E o que pode a Ordem fazer em relação a isto?  Não se confundido com sindicatos, pode elaborar pareceres sobre papéis e competências médicas na multiplicidade de estruturas atuais bem como definir estruturas mínimas que garante a segurança e “serviço” aos doentes. Deve a Ordem tentar evitar que jovens médicos sejam expostos à mais óbvia decisão – de um lado, a falta de recursos, as tais muitas vezes hierarquias de poder, e do outro, a aparente liberdade e financeira mais reconfortante, mas sem o trabalho em equipa, sem carreira… que só levará a termo ao isolacionismo das suas práticas, e a situações de precaridade! E, aos mais velhos, lhe permitam exercer as suas competências e flexibilidade de ação e reconhecimento, na mudança necessária – cada vez é mais difícil assumir atividades de gestão apenas apoiadas na motivação transcendental – tem que ser possível apoiar tempos de desenvolvimento e ciência sem penalização e por outro, motivar e inovar em modelos de compensação financeira. À Ordem deve ser exigido que em qualquer “momento” de contacto médico-doente, esta estrutura esteja clara.
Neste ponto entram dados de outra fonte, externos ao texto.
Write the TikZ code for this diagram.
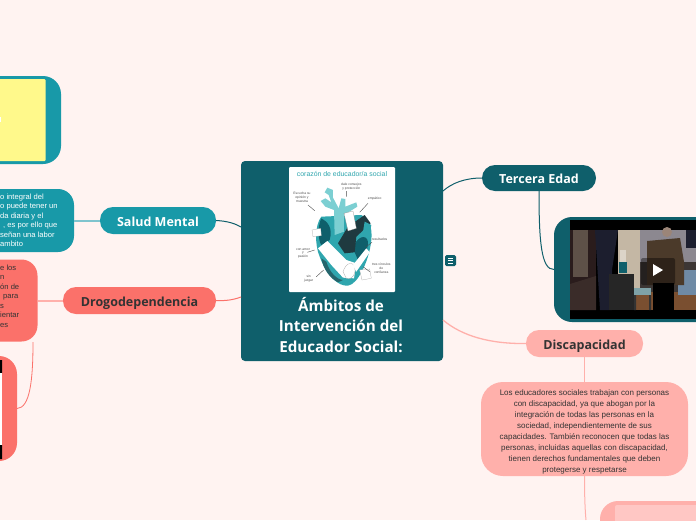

  1. Os dois pontos anteriores surgem claramente no âmbito da ação da Ordem dos Médicos – trabalhar na formação da pessoa médica, das suas carreiras, e da organização do seu trabalho mas é também fundamental trabalhar para uma medicina mais sustentável. Normalmente entendida no seu aspeto financeiro, é-o cada vez mais num sentido mais lato de “ecologia”, tendo em conta os vários atores do sistema (outras profissões e doentes), os vários locais de trabalho (ie, referenciação, áreas de medicina familiar e hospitalar e …) e o aspeto mais estrito, da pisada ecológica.

E o que pode a Ordem fazer em relação a isto? Fomentar a discussão aberta sobre as várias intervenções, recomendações e outras atitudes num sentido de que “menos pode ser mais” para beneficio social e do doente.  Temos responsabilidade todos de agir também neste sentido, no sentido de discutir de que forma é que os cuidados podem ser muitas vezes menos defensivos, e ser equitativos e cada vez mais centrados em “resultados de interesse para os doentes” e sociedade. Temos que agir para não reagir também aqui já que dada a finitude de recursos é óbvio que os primeiros pontos continuarão em risco .

Fiz toda a minha carreira clínica e universitária em Portugal, mas tive a oportunidade também pelas diversas atividades ao nível internacional de refletir neste texto os aspetos que não são únicos ao nosso contexto.  Mas penso que estamos num contexto muito próprio em que é preciso mudar de narrativa para que possamos continuar a permitir outros serem felizes sendo médicos em Portugal em liberdade e ávidos de melhorias nas suas atividades profisionais e na vida dos doentes.